## What the exercise asks
Pictures within the data are to be left out; everything else must be reproduced exactly.
- - -
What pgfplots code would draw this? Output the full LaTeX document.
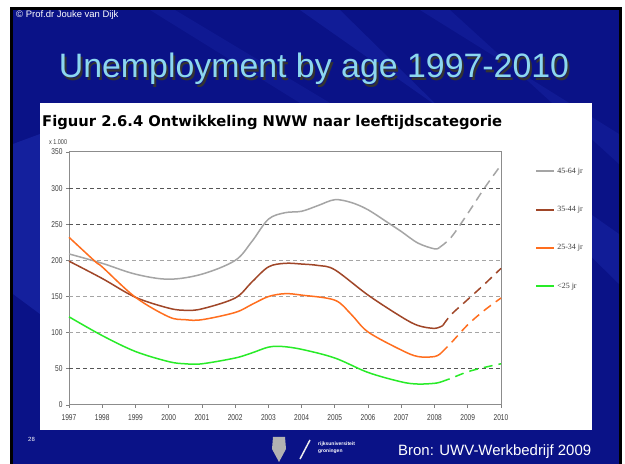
\documentclass[border=0pt]{standalone}
\usepackage{fontspec}
\setmainfont{Liberation Sans}
\newfontfamily\verd{DejaVu Sans}
\newfontfamily\legserif{Liberation Serif}
\usepackage{pgfplots}
\pgfplotsset{compat=1.18}
\definecolor{slideblue}{RGB}{10,18,135}
\definecolor{streak}{RGB}{40,60,200}
\definecolor{titlecyan}{RGB}{140,215,240}
\definecolor{cgray}{RGB}{165,165,165}
\definecolor{cbrown}{RGB}{160,70,40}
\definecolor{corange}{RGB}{255,110,30}
\definecolor{cgreen}{RGB}{40,235,40}
\definecolor{gdark}{RGB}{85,85,85}
\definecolor{glight}{RGB}{165,165,165}
\definecolor{ticktext}{RGB}{60,60,60}
\newcommand{\nar}[1]{\scalebox{0.78}[1]{#1}}
\begin{document}
\begin{tikzpicture}
\begin{scope}[x=1bp,y=1bp]
\useasboundingbox (0,0) rectangle (625,464);
\fill[white] (0,0) rectangle (625,464);
\fill[black] (10,0) rectangle (622,457);
\fill[slideblue] (13,0) rectangle (619,454);
% streaks
\fill[streak,opacity=0.35] (13,320) -- (13,170) -- (40,150) -- (40,330) -- cycle;
\fill[streak,opacity=0.25] (300,454) -- (340,454) -- (619,180) -- (619,230) -- cycle;
\fill[streak,opacity=0.2] (420,454) -- (450,454) -- (619,300) -- (619,330) -- cycle;
\fill[streak,opacity=0.18] (150,454) -- (175,454) -- (330,361) -- (300,361) -- cycle;
% copyright
\node[anchor=base west,inner sep=0,text=white,font=\fontsize{9.5}{11}\selectfont] at (16,446) {© Prof.dr Jouke van Dijk};
% slide title
\node[anchor=center,inner sep=0,text=black!80,font=\fontsize{34}{40}\selectfont] at (316,392.5) {Unemployment by age 1997-2010};
\node[anchor=center,inner sep=0,text=titlecyan,font=\fontsize{34}{40}\selectfont] at (314,395) {Unemployment by age 1997-2010};
% white panel
\fill[white] (40,34) rectangle (592,361);
% chart title
\node[anchor=base west,inner sep=0,text=black,font=\verd\bfseries\fontsize{14.8}{17}\selectfont] at (42,337) {Figuur 2.6.4 Ontwikkeling NWW naar leeftijdscategorie};
\node[anchor=base west,inner sep=0,text=ticktext,font=\fontsize{7}{8}\selectfont] at (49,319) {\nar{x 1.000}};
% footer
\node[anchor=base west,inner sep=0,text=white,font=\fontsize{6}{7}\selectfont] at (28,22) {28};
\fill[gray!60] (273,27) -- (285,27) -- (286,15) -- (279,2) -- (272,15) -- cycle;
\draw[white!85!gray, line width=1.5bp] (300,5) -- (310,24);
\node[anchor=base west,inner sep=0,text=white,font=\bfseries\fontsize{5}{6}\selectfont] at (318,18) {rijksuniversiteit};
\node[anchor=base west,inner sep=0,text=white,font=\bfseries\fontsize{5}{6}\selectfont] at (318,11) {groningen};
\node[anchor=base west,inner sep=0,text=white,font=\fontsize{15}{17}\selectfont] at (398,8) {Bron: UWV-Werkbedrijf 2009};
\end{scope}
\begin{axis}[
  at={(69bp,59bp)}, anchor=south west,
  scale only axis, width=432bp, height=253bp,
  xmin=1997, xmax=2010, ymin=0, ymax=350,
  xtick={1997,...,2010},
  xticklabels={\nar{1997},\nar{1998},\nar{1999},\nar{2000},\nar{2001},\nar{2002},\nar{2003},\nar{2004},\nar{2005},\nar{2006},\nar{2007},\nar{2008},\nar{2009},\nar{2010}},
  ytick={0,50,...,350},
  yticklabels={\nar{0},\nar{50},\nar{100},\nar{150},\nar{200},\nar{250},\nar{300},\nar{350}},
  tick label style={font=\fontsize{8.5}{9}\selectfont, text=ticktext},
  xticklabel style={yshift=-3bp},
  tick align=outside, major tick length=3bp,
  tick style={gray, line width=0.8bp},
  xtick pos=bottom, ytick pos=left,
  axis line style={gray!90, line width=1bp},
  legend style={at={(1.079,0.945)}, anchor=north west, draw=none, fill=none,
    inner sep=0pt, row sep=27.5bp, font=\legserif\fontsize{8}{9}\selectfont,
    text=ticktext},
  legend cell align=left,
  legend image code/.code={\draw[#1, line width=2bp, solid] (0bp,0bp) -- (18bp,0bp);},
  every axis plot/.append style={line width=1.5bp, smooth, tension=0.55},
  clip=false,
]
\draw[glight, line width=1.2bp, dash pattern=on 4bp off 3bp] (axis cs:1997,100) -- (axis cs:2010,100);
\draw[glight, line width=1.2bp, dash pattern=on 4bp off 3bp] (axis cs:1997,150) -- (axis cs:2010,150);
\draw[glight, line width=1.2bp, dash pattern=on 4bp off 3bp] (axis cs:1997,200) -- (axis cs:2010,200);
\draw[gdark, line width=1.2bp, dash pattern=on 4bp off 3bp] (axis cs:1997,50) -- (axis cs:2010,50);
\draw[gdark, line width=1.2bp, dash pattern=on 4bp off 3bp] (axis cs:1997,250) -- (axis cs:2010,250);
\draw[gdark, line width=1.2bp, dash pattern=on 4bp off 3bp] (axis cs:1997,300) -- (axis cs:2010,300);
% 45-64
\addplot[cgray] coordinates {(1997,209) (1998,196) (1999,181) (2000,174) (2001,181) (2002,200) (2002.5,226) (2003,257) (2003.5,266) (2004,268) (2004.5,276) (2005,284) (2005.5,280) (2006,270) (2006.67,250) (2007,240) (2007.5,224) (2008,216) (2008.15,218)};
\addlegendentry{45-64 jr}
\addplot[cgray, dash pattern=on 9bp off 6bp, forget plot] coordinates {(2008.15,218) (2008.5,232) (2009,265) (2009.5,300) (2010,332)};
% 35-44
\addplot[cbrown] coordinates {(1997,199) (1998,175) (1999,149) (2000,134) (2000.5,131) (2001,133) (2002,148) (2002.5,170) (2003,191) (2003.5,196) (2004,195) (2004.5,193) (2005,187) (2006,152) (2007,122) (2007.5,110) (2008,106) (2008.25,110)};
\addlegendentry{35-44 jr}
\addplot[cbrown, dash pattern=on 9bp off 6bp, forget plot] coordinates {(2008.25,110) (2008.5,125) (2009,146) (2009.5,167) (2010,189)};
% 25-34
\addplot[corange] coordinates {(1997,232) (1997.8,198) (1998,191) (1999,149) (2000,122) (2000.5,118) (2001,118) (2002,128) (2002.5,139) (2003,150) (2003.5,154) (2004,152) (2005,145) (2005.5,125) (2006,101) (2007,76) (2007.5,67) (2008,67) (2008.2,72)};
\addlegendentry{25-34 jr}
\addplot[corange, dash pattern=on 9bp off 6bp, forget plot] coordinates {(2008.2,72) (2008.5,86) (2009,111) (2009.5,131) (2010,148)};
% <25
\addplot[cgreen] coordinates {(1997,122) (1998,96) (1999,74) (2000,60) (2000.5,57) (2001,57) (2002,65) (2002.5,72) (2003,80) (2003.4,81) (2004,77) (2005,65) (2006,45) (2007,32) (2007.5,29) (2008,30) (2008.2,32)};
\addlegendentry{<25 jr}
\addplot[cgreen, dash pattern=on 9bp off 6bp, forget plot] coordinates {(2008.2,32) (2008.5,37) (2009,46) (2009.5,52) (2010,57)};
\end{axis}
\end{tikzpicture}
\end{document}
- - -
## Problem solution
What pgfplots code would draw this? Output the full LaTeX document.
\documentclass[border=0pt]{standalone}
\usepackage{fontspec}
\setmainfont{Liberation Sans}
\newfontfamily\verd{DejaVu Sans}
\newfontfamily\legserif{Liberation Serif}
\usepackage{pgfplots}
\pgfplotsset{compat=1.18}
\definecolor{slideblue}{RGB}{10,18,135}
\definecolor{streak}{RGB}{40,60,200}
\definecolor{titlecyan}{RGB}{140,215,240}
\definecolor{cgray}{RGB}{165,165,165}
\definecolor{cbrown}{RGB}{160,70,40}
\definecolor{corange}{RGB}{255,110,30}
\definecolor{cgreen}{RGB}{40,235,40}
\definecolor{gdark}{RGB}{85,85,85}
\definecolor{glight}{RGB}{165,165,165}
\definecolor{ticktext}{RGB}{60,60,60}
\newcommand{\nar}[1]{\scalebox{0.78}[1]{#1}}
\begin{document}
\begin{tikzpicture}
\begin{scope}[x=1bp,y=1bp]
\useasboundingbox (0,0) rectangle (625,464);
\fill[white] (0,0) rectangle (625,464);
\fill[black] (10,0) rectangle (622,457);
\fill[slideblue] (13,0) rectangle (619,454);
% streaks
\fill[streak,opacity=0.35] (13,320) -- (13,170) -- (40,150) -- (40,330) -- cycle;
\fill[streak,opacity=0.25] (300,454) -- (340,454) -- (619,180) -- (619,230) -- cycle;
\fill[streak,opacity=0.2] (420,454) -- (450,454) -- (619,300) -- (619,330) -- cycle;
\fill[streak,opacity=0.18] (150,454) -- (175,454) -- (330,361) -- (300,361) -- cycle;
% copyright
\node[anchor=base west,inner sep=0,text=white,font=\fontsize{9.5}{11}\selectfont] at (16,446) {© Prof.dr Jouke van Dijk};
% slide title
\node[anchor=center,inner sep=0,text=black!80,font=\fontsize{34}{40}\selectfont] at (316,392.5) {Unemployment by age 1997-2010};
\node[anchor=center,inner sep=0,text=titlecyan,font=\fontsize{34}{40}\selectfont] at (314,395) {Unemployment by age 1997-2010};
% white panel
\fill[white] (40,34) rectangle (592,361);
% chart title
\node[anchor=base west,inner sep=0,text=black,font=\verd\bfseries\fontsize{14.8}{17}\selectfont] at (42,337) {Figuur 2.6.4 Ontwikkeling NWW naar leeftijdscategorie};
\node[anchor=base west,inner sep=0,text=ticktext,font=\fontsize{7}{8}\selectfont] at (49,319) {\nar{x 1.000}};
% footer
\node[anchor=base west,inner sep=0,text=white,font=\fontsize{6}{7}\selectfont] at (28,22) {28};
\fill[gray!60] (273,27) -- (285,27) -- (286,15) -- (279,2) -- (272,15) -- cycle;
\draw[white!85!gray, line width=1.5bp] (300,5) -- (310,24);
\node[anchor=base west,inner sep=0,text=white,font=\bfseries\fontsize{5}{6}\selectfont] at (318,18) {rijksuniversiteit};
\node[anchor=base west,inner sep=0,text=white,font=\bfseries\fontsize{5}{6}\selectfont] at (318,11) {groningen};
\node[anchor=base west,inner sep=0,text=white,font=\fontsize{15}{17}\selectfont] at (398,8) {Bron: UWV-Werkbedrijf 2009};
\end{scope}
\begin{axis}[
  at={(69bp,59bp)}, anchor=south west,
  scale only axis, width=432bp, height=253bp,
  xmin=1997, xmax=2010, ymin=0, ymax=350,
  xtick={1997,...,2010},
  xticklabels={\nar{1997},\nar{1998},\nar{1999},\nar{2000},\nar{2001},\nar{2002},\nar{2003},\nar{2004},\nar{2005},\nar{2006},\nar{2007},\nar{2008},\nar{2009},\nar{2010}},
  ytick={0,50,...,350},
  yticklabels={\nar{0},\nar{50},\nar{100},\nar{150},\nar{200},\nar{250},\nar{300},\nar{350}},
  tick label style={font=\fontsize{8.5}{9}\selectfont, text=ticktext},
  xticklabel style={yshift=-3bp},
  tick align=outside, major tick length=3bp,
  tick style={gray, line width=0.8bp},
  xtick pos=bottom, ytick pos=left,
  axis line style={gray!90, line width=1bp},
  legend style={at={(1.079,0.945)}, anchor=north west, draw=none, fill=none,
    inner sep=0pt, row sep=27.5bp, font=\legserif\fontsize{8}{9}\selectfont,
    text=ticktext},
  legend cell align=left,
  legend image code/.code={\draw[#1, line width=2bp, solid] (0bp,0bp) -- (18bp,0bp);},
  every axis plot/.append style={line width=1.5bp, smooth, tension=0.55},
  clip=false,
]
\draw[glight, line width=1.2bp, dash pattern=on 4bp off 3bp] (axis cs:1997,100) -- (axis cs:2010,100);
\draw[glight, line width=1.2bp, dash pattern=on 4bp off 3bp] (axis cs:1997,150) -- (axis cs:2010,150);
\draw[glight, line width=1.2bp, dash pattern=on 4bp off 3bp] (axis cs:1997,200) -- (axis cs:2010,200);
\draw[gdark, line width=1.2bp, dash pattern=on 4bp off 3bp] (axis cs:1997,50) -- (axis cs:2010,50);
\draw[gdark, line width=1.2bp, dash pattern=on 4bp off 3bp] (axis cs:1997,250) -- (axis cs:2010,250);
\draw[gdark, line width=1.2bp, dash pattern=on 4bp off 3bp] (axis cs:1997,300) -- (axis cs:2010,300);
% 45-64
\addplot[cgray] coordinates {(1997,209) (1998,196) (1999,181) (2000,174) (2001,181) (2002,200) (2002.5,226) (2003,257) (2003.5,266) (2004,268) (2004.5,276) (2005,284) (2005.5,280) (2006,270) (2006.67,250) (2007,240) (2007.5,224) (2008,216) (2008.15,218)};
\addlegendentry{45-64 jr}
\addplot[cgray, dash pattern=on 9bp off 6bp, forget plot] coordinates {(2008.15,218) (2008.5,232) (2009,265) (2009.5,300) (2010,332)};
% 35-44
\addplot[cbrown] coordinates {(1997,199) (1998,175) (1999,149) (2000,134) (2000.5,131) (2001,133) (2002,148) (2002.5,170) (2003,191) (2003.5,196) (2004,195) (2004.5,193) (2005,187) (2006,152) (2007,122) (2007.5,110) (2008,106) (2008.25,110)};
\addlegendentry{35-44 jr}
\addplot[cbrown, dash pattern=on 9bp off 6bp, forget plot] coordinates {(2008.25,110) (2008.5,125) (2009,146) (2009.5,167) (2010,189)};
% 25-34
\addplot[corange] coordinates {(1997,232) (1997.8,198) (1998,191) (1999,149) (2000,122) (2000.5,118) (2001,118) (2002,128) (2002.5,139) (2003,150) (2003.5,154) (2004,152) (2005,145) (2005.5,125) (2006,101) (2007,76) (2007.5,67) (2008,67) (2008.2,72)};
\addlegendentry{25-34 jr}
\addplot[corange, dash pattern=on 9bp off 6bp, forget plot] coordinates {(2008.2,72) (2008.5,86) (2009,111) (2009.5,131) (2010,148)};
% <25
\addplot[cgreen] coordinates {(1997,122) (1998,96) (1999,74) (2000,60) (2000.5,57) (2001,57) (2002,65) (2002.5,72) (2003,80) (2003.4,81) (2004,77) (2005,65) (2006,45) (2007,32) (2007.5,29) (2008,30) (2008.2,32)};
\addlegendentry{<25 jr}
\addplot[cgreen, dash pattern=on 9bp off 6bp, forget plot] coordinates {(2008.2,32) (2008.5,37) (2009,46) (2009.5,52) (2010,57)};
\end{axis}
\end{tikzpicture}
\end{document}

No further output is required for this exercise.